# START OF Source excerpt
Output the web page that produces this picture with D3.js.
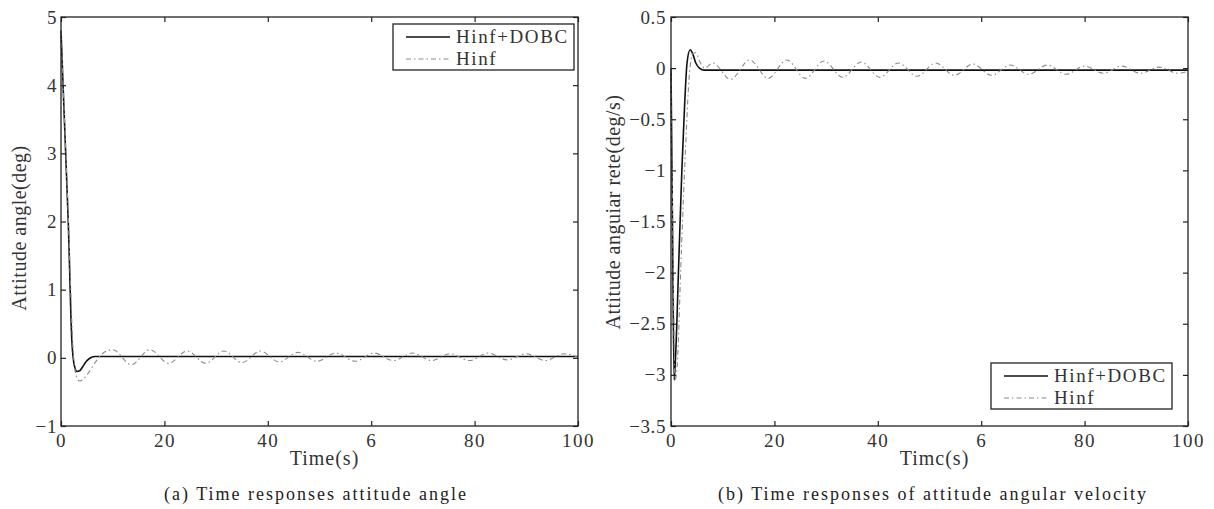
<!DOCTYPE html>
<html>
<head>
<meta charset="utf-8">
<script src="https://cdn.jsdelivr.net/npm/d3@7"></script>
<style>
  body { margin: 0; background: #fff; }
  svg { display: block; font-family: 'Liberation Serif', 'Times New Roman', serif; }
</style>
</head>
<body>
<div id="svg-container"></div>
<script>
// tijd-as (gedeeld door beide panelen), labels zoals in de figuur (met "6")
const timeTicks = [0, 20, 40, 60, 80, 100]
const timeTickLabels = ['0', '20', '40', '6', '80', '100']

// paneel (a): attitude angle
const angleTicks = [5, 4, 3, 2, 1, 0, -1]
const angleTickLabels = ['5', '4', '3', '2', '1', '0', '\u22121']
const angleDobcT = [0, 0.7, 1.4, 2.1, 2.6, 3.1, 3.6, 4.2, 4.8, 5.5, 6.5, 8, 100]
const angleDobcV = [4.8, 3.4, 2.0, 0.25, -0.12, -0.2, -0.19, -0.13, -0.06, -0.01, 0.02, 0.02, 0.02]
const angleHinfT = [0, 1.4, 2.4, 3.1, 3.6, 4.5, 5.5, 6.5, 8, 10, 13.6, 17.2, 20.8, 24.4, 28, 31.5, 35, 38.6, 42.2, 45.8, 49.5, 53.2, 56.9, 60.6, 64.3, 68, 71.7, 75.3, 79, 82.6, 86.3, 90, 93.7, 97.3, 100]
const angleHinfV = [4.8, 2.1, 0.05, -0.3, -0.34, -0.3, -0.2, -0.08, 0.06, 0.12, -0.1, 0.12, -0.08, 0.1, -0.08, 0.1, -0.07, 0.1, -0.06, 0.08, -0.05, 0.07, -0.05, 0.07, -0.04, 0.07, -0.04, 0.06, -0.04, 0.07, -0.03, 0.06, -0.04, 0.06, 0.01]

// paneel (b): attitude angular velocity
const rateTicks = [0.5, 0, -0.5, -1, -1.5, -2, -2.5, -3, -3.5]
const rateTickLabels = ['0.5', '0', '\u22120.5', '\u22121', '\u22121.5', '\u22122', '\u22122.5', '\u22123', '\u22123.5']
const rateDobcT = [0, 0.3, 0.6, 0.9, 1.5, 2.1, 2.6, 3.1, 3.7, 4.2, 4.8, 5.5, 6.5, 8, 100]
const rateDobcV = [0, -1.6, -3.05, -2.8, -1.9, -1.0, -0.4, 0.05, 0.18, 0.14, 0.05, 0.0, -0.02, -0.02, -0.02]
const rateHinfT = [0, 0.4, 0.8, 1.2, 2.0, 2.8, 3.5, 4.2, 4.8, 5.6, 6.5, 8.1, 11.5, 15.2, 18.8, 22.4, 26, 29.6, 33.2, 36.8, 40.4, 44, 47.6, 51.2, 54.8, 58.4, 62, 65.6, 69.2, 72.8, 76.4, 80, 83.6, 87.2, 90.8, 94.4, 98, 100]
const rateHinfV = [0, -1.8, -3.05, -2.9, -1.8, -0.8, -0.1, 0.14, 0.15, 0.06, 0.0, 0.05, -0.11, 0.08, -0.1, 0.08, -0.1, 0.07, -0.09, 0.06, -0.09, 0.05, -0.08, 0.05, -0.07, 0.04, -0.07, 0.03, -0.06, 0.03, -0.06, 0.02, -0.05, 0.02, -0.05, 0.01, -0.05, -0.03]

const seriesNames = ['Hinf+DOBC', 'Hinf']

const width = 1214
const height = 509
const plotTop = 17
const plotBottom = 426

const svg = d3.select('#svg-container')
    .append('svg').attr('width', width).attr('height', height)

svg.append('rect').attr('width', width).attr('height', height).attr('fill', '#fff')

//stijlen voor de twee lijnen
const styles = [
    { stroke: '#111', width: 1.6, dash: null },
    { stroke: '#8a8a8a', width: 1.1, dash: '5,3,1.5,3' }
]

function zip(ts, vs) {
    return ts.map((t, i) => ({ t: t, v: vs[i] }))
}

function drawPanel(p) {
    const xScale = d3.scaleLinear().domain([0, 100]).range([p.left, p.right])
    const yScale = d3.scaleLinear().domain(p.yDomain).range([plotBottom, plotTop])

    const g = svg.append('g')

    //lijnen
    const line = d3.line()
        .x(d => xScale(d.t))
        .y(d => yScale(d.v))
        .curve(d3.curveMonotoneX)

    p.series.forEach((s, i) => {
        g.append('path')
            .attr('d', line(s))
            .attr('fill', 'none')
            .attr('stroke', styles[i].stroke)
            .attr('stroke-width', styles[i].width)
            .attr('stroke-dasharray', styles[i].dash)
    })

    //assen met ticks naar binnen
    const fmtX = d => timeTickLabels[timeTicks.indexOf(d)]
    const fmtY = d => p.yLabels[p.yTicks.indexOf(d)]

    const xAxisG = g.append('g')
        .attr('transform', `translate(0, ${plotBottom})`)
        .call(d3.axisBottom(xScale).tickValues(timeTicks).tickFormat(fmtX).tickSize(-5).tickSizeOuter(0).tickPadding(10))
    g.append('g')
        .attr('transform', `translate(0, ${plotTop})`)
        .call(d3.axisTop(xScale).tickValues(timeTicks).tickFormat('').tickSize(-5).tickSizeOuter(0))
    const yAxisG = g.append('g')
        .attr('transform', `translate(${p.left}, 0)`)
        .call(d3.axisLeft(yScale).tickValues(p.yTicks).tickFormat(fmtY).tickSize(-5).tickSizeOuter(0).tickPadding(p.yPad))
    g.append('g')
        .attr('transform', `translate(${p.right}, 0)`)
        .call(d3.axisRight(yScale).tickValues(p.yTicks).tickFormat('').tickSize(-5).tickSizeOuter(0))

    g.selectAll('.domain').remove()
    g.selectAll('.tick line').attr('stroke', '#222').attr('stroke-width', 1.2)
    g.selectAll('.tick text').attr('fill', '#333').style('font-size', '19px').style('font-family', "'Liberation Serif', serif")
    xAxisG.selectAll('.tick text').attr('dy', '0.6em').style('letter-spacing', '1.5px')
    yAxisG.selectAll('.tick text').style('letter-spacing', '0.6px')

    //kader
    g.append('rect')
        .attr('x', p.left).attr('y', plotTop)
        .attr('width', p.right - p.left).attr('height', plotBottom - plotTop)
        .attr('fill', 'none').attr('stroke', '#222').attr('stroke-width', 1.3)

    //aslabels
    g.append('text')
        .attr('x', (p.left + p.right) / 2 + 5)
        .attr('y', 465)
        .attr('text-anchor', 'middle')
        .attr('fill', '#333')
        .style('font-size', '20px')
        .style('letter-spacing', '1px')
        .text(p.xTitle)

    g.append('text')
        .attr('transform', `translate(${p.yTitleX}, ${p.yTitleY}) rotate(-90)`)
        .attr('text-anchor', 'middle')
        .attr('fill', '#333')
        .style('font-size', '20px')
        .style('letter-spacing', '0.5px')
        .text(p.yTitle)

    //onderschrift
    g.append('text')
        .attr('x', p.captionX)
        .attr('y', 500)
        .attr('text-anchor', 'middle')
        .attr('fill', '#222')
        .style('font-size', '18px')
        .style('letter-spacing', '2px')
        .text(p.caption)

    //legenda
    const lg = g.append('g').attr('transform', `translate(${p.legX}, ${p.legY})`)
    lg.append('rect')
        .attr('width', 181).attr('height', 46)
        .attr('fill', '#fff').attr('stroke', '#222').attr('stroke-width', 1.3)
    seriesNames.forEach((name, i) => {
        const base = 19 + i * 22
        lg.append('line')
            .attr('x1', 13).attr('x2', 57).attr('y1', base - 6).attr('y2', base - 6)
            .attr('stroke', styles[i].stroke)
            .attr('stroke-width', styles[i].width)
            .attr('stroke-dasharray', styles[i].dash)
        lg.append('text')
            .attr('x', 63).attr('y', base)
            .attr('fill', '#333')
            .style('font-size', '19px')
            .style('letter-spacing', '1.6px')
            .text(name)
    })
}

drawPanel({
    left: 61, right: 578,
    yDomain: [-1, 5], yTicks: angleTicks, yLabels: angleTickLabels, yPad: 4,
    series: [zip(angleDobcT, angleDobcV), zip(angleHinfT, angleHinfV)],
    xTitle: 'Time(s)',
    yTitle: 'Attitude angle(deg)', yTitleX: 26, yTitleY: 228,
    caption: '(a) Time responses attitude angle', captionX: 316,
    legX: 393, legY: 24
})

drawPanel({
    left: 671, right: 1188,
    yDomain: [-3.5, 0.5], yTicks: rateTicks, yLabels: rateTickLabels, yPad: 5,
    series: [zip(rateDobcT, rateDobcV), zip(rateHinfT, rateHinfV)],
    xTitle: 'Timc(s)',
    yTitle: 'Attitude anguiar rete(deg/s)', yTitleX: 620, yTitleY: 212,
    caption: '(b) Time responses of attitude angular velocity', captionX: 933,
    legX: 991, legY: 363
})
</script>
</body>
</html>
# END OF Source excerpt
_Aim of the task:_ Quote, please, every line of the material above from its start through the line that has "const timeTickLabels = ['0', '20', '40', '6', '80', '100']", reproducing the words exactly and dropping any images.

_Solution for this task:_
Output the web page that produces this picture with D3.js.
<!DOCTYPE html>
<html>
<head>
<meta charset="utf-8">
<script src="https://cdn.jsdelivr.net/npm/d3@7"></script>
<style>
  body { margin: 0; background: #fff; }
  svg { display: block; font-family: 'Liberation Serif', 'Times New Roman', serif; }
</style>
</head>
<body>
<div id="svg-container"></div>
<script>
// tijd-as (gedeeld door beide panelen), labels zoals in de figuur (met "6")
const timeTicks = [0, 20, 40, 60, 80, 100]
const timeTickLabels = ['0', '20', '40', '6', '80', '100']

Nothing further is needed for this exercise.